-- START OF Collected material --

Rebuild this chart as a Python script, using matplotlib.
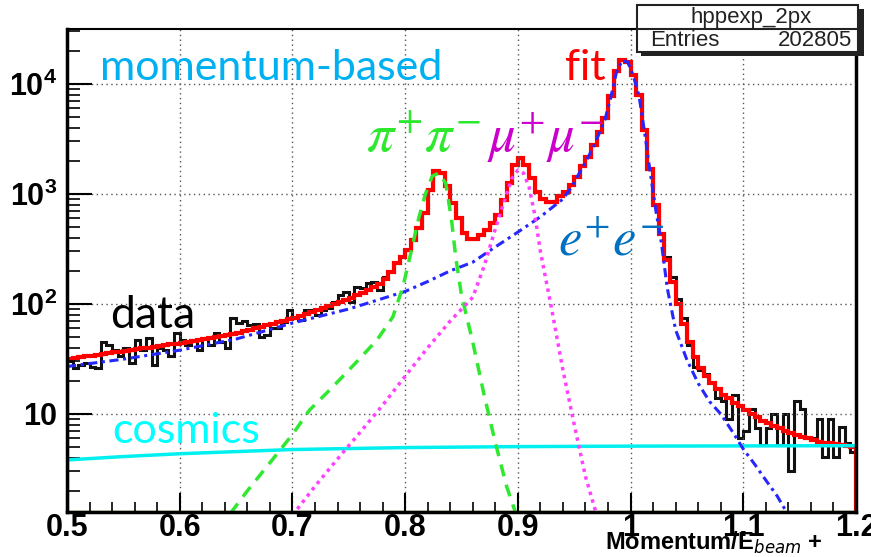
import matplotlib.pyplot as plt
import numpy as np
from matplotlib import font_manager
from matplotlib.patches import Rectangle
from matplotlib.ticker import FixedLocator, MultipleLocator, NullFormatter

installed = {f.name for f in font_manager.fontManager.ttflist}
axis_font = 'Liberation Sans Narrow' if 'Liberation Sans Narrow' in installed else 'Liberation Sans'

plt.rcParams['mathtext.fontset'] = 'custom'
plt.rcParams['mathtext.rm'] = axis_font + ':bold'
plt.rcParams['mathtext.bf'] = axis_font + ':bold'

# histogram: 140 bins of 0.005 between 0.5 and 1.2
x_lo, x_hi, n_bins = 0.5, 1.2, 140
counts = [30, 26, 28, 29, 27, 26, 45, 42, 38, 34,
          40, 29, 47, 38, 49, 28, 40, 38, 34, 54,
          47, 42, 47, 38, 49, 42, 54, 45, 40, 75,
          67, 70, 64, 66, 50, 52, 61, 60, 69, 88,
          75, 72, 88, 88, 80, 88, 91, 105, 120, 129,
          105, 144, 140, 155, 160, 135, 177, 196, 236,
          270, 310, 380, 490, 670, 1090, 1620, 1550, 1170, 830,
          600, 440, 390, 390, 420, 470, 550, 650, 880, 1260,
          1840, 2140, 1840, 1400, 1050, 900, 840, 850, 950, 1050,
          1200, 1440, 1780, 2190, 2780, 3660, 4880, 7700, 13000, 16500,
          16000, 12000, 8000, 3800, 1700, 800, 430,
          270, 175, 110, 75, 42, 27, 25, 23, 19, 14,
          13, 9, 15, 6, 7, 11, 7.5, 5.2, 7.5, 10,
          5.2, 10, 3, 13, 11, 6, 6, 9, 4.1, 9,
          4.1, 7.6, 5.5, 4.5]

# total fit, evaluated per bin
fit = [31.8, 32.3, 32.8, 33.4, 34.0, 34.5, 35.1, 35.7, 36.3, 36.9,
       37.5, 38.2, 38.8, 39.4, 40.1, 40.8, 41.5, 42.2, 42.9, 43.6,
       44.4, 45.3, 46.2, 47.2, 48.2, 49.2, 50.2, 51.3, 52.4, 53.5,
       54.7, 56.5, 58.2, 60.1, 61.9, 64.0, 65.9, 68.1, 70.2, 72.4,
       75.0, 78.2, 81.5, 84.9, 88.5, 92.3, 96.2, 100, 104, 109,
       114, 120, 127, 134, 142, 151, 170, 195, 234,
       270, 310, 380, 490, 670, 1090, 1620, 1550, 1170, 830,
       600, 440, 390, 390, 420, 470, 550, 650, 880, 1260,
       1840, 2140, 1840, 1400, 1050, 900, 840, 850, 950, 1050,
       1200, 1440, 1780, 2190, 2780, 3660, 4880, 7700, 13000, 16500,
       16000, 12000, 8000, 3800, 1700, 800, 430,
       250, 160, 100, 66, 45, 33, 26, 22, 19, 17,
       15, 14, 12.7, 11.7, 10.8, 10.0, 9.3, 8.7, 8.3, 7.8,
       7.4, 7.0, 6.7, 6.4, 6.2, 6.0, 5.8, 5.6, 5.5, 5.4,
       5.3, 5.2, 5.1, 5.05]

# fit components
ee_x = [0.50, 0.55, 0.60, 0.65, 0.70, 0.75, 0.80, 0.82, 0.84, 0.86,
        0.88, 0.90, 0.92, 0.94, 0.9475, 0.9525, 0.9575, 0.9625, 0.9675, 0.9725,
        0.9775, 0.9825, 0.9875, 0.9925, 0.9975, 1.0025, 1.0075, 1.0125, 1.0175, 1.0225,
        1.0275, 1.0325, 1.04, 1.05, 1.06, 1.07, 1.08, 1.09, 1.10, 1.11,
        1.12, 1.13, 1.14]
ee_y = [27, 31.5, 38, 48, 67, 90, 130, 160, 200, 240,
        330, 450, 620, 900, 1150, 1420, 1760, 2170, 2750, 3620,
        4830, 7600, 12800, 16300, 15800, 11800, 7800, 3600, 1550, 700,
        350, 140, 58, 31, 19, 13, 10, 7, 4.8, 3.5,
        2.5, 1.8, 1.2]

pipi_x = [0.645, 0.66, 0.68, 0.70, 0.715, 0.733, 0.75, 0.775, 0.789, 0.798,
          0.805, 0.812, 0.818, 0.824, 0.83, 0.836, 0.841, 0.845, 0.85, 0.86,
          0.87, 0.88, 0.89, 0.90]
pipi_y = [1.25, 2.0, 3.6, 6.5, 10.8, 16.5, 25, 47, 76, 143,
          290, 600, 1000, 1450, 1550, 1250, 600, 260, 120, 45,
          15, 5.5, 2.2, 1.1]

mumu_x = [0.70, 0.72, 0.74, 0.76, 0.78, 0.80, 0.82, 0.84, 0.86, 0.87,
          0.88, 0.89, 0.895, 0.90, 0.905, 0.91, 0.915, 0.92, 0.93, 0.94,
          0.95, 0.96, 0.97]
mumu_y = [1.2, 2.2, 3.9, 6.8, 12, 22, 40, 70, 115, 220,
          480, 1000, 1400, 1650, 1550, 1150, 650, 300, 90, 25,
          8, 2.7, 1.2]

cosmic_x = [0.5, 0.55, 0.6, 0.65, 0.7, 0.8, 0.9, 1.0, 1.2]
cosmic_y = [3.82, 4.1, 4.35, 4.55, 4.75, 4.95, 5.05, 5.1, 5.15]

xtick_vals = [0.5, 0.6, 0.7, 0.8, 0.9, 1.0, 1.1, 1.2]
xtick_labels = ['0.5', '0.6', '0.7', '0.8', '0.9', '1', '1.1', '1.2']
ytick_vals = [10, 100, 1000, 10000]
ytick_labels = ['10', r'$10^{2}$', r'$10^{3}$', r'$10^{4}$']
entries = 202805

W, H = 871, 557
fig = plt.figure(figsize=(W / 100, H / 100), dpi=100)
ax = fig.add_axes([67 / W, 1 - 512 / H, (856 - 67) / W, (512 - 29) / H])

edges = np.linspace(x_lo, x_hi, n_bins + 1)

ax.plot(cosmic_x, cosmic_y, color='#00f0f0', lw=2.5)
ax.plot(ee_x, ee_y, color='#2626ff', lw=2.2, ls=(0, (3, 1.5, 1, 1.5)))
ax.plot(pipi_x, pipi_y, color='#2fe82f', lw=2.5, ls=(0, (3.5, 2.5)))
ax.plot(mumu_x, mumu_y, color='#ff40ff', lw=2.5, ls=(0, (1, 1.3)))
ax.stairs(counts, edges, color='#111111', lw=2.2)
ax.stairs(fit, edges, color='#ff0000', lw=3)
ax.axhline(1.285, color='#a8b020', lw=2.5, zorder=1)

ax.set_yscale('log')
ax.set_xlim(x_lo, x_hi)
ax.set_ylim(1.285, 31600)

ax.set_xticks(xtick_vals)
ax.set_xticklabels(xtick_labels)
ax.xaxis.set_minor_locator(MultipleLocator(0.02))
ax.yaxis.set_major_locator(FixedLocator(ytick_vals))
ax.set_yticklabels(ytick_labels)
ax.yaxis.set_minor_formatter(NullFormatter())

for lab in ax.get_xticklabels() + ax.get_yticklabels():
    lab.set_fontfamily(axis_font)
    lab.set_fontweight('bold')
    lab.set_fontsize(22)

ax.tick_params(axis='x', which='major', direction='in', length=14, width=1.5, pad=1)
ax.tick_params(axis='x', which='minor', direction='in', length=7, width=1.2)
ax.tick_params(axis='y', which='major', direction='in', length=18, width=1.5, pad=7)
ax.tick_params(axis='y', which='minor', direction='in', length=9, width=1.2)

ax.grid(True, which='major', color='#555555', lw=1, ls=(0, (1, 2.5)))
for side in ['left', 'bottom', 'right']:
    ax.spines[side].set_linewidth(2.5)
ax.spines['top'].set_linewidth(1.5)

fig.text(605 / W, 1 - 550 / H, r'Momentum/E$_{beam}$ +', fontsize=17,
         fontweight='bold', family=axis_font, ha='left', va='baseline')

# stats box with shadow
def px(x, y):
    return x / W, 1 - y / H

fig.add_artist(Rectangle(px(641, 56), (864 - 641) / W, (56 - 9) / H,
                         transform=fig.transFigure, facecolor='#222222',
                         edgecolor='none'))
fig.add_artist(Rectangle(px(637, 52), (858 - 637) / W, (52 - 5) / H,
                         transform=fig.transFigure, facecolor='white',
                         edgecolor='#222222', lw=1.5))
fig.add_artist(plt.Line2D([637 / W, 858 / W], [1 - 29 / H, 1 - 29 / H],
                          transform=fig.transFigure, color='#222222', lw=1.5))
fig.text(*px(751, 17), 'hppexp_2px', fontsize=16, family='Liberation Sans',
         ha='center', va='center', color='#222222')
fig.text(*px(650, 41), 'Entries', fontsize=16, family='Liberation Sans',
         ha='left', va='center', color='#222222')
fig.text(*px(852, 41), str(entries), fontsize=16, family='Liberation Sans',
         ha='right', va='center', color='#222222')

# curve annotations
fig.text(*px(100, 80), 'momentum-based', fontsize=31, family='Lato',
         color='#00b0f0', va='baseline')
fig.text(*px(565, 80), 'fit', fontsize=31, family='Lato', color='#ff0000',
         va='baseline')
fig.text(*px(110, 328), 'data', fontsize=32, family='Lato', color='black',
         va='baseline')
fig.text(*px(112, 443), 'cosmics', fontsize=31, family='Lato',
         color='#00ffff', va='baseline')
fig.text(*px(366, 152), r'$\pi^{+}\pi^{-}$', fontsize=39, math_fontfamily='stix',
         color='#2ee82e', va='baseline')
fig.text(*px(487, 152), r'$\mu^{+}\mu^{-}$', fontsize=38, math_fontfamily='stix',
         color='#cc00cc', va='baseline')
fig.text(*px(558, 256), r'$e^{+}e^{-}$', fontsize=38, math_fontfamily='stix',
         color='#0070c0', va='baseline')

fig.savefig('out.png', dpi=100)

-- END OF Collected material --

# What to produce:
Copy each line containing the word "matplotlib" from the data.

# Finished task:
Rebuild this chart as a Python script, using matplotlib.
import matplotlib.pyplot as plt
from matplotlib import font_manager
from matplotlib.patches import Rectangle
from matplotlib.ticker import FixedLocator, MultipleLocator, NullFormatter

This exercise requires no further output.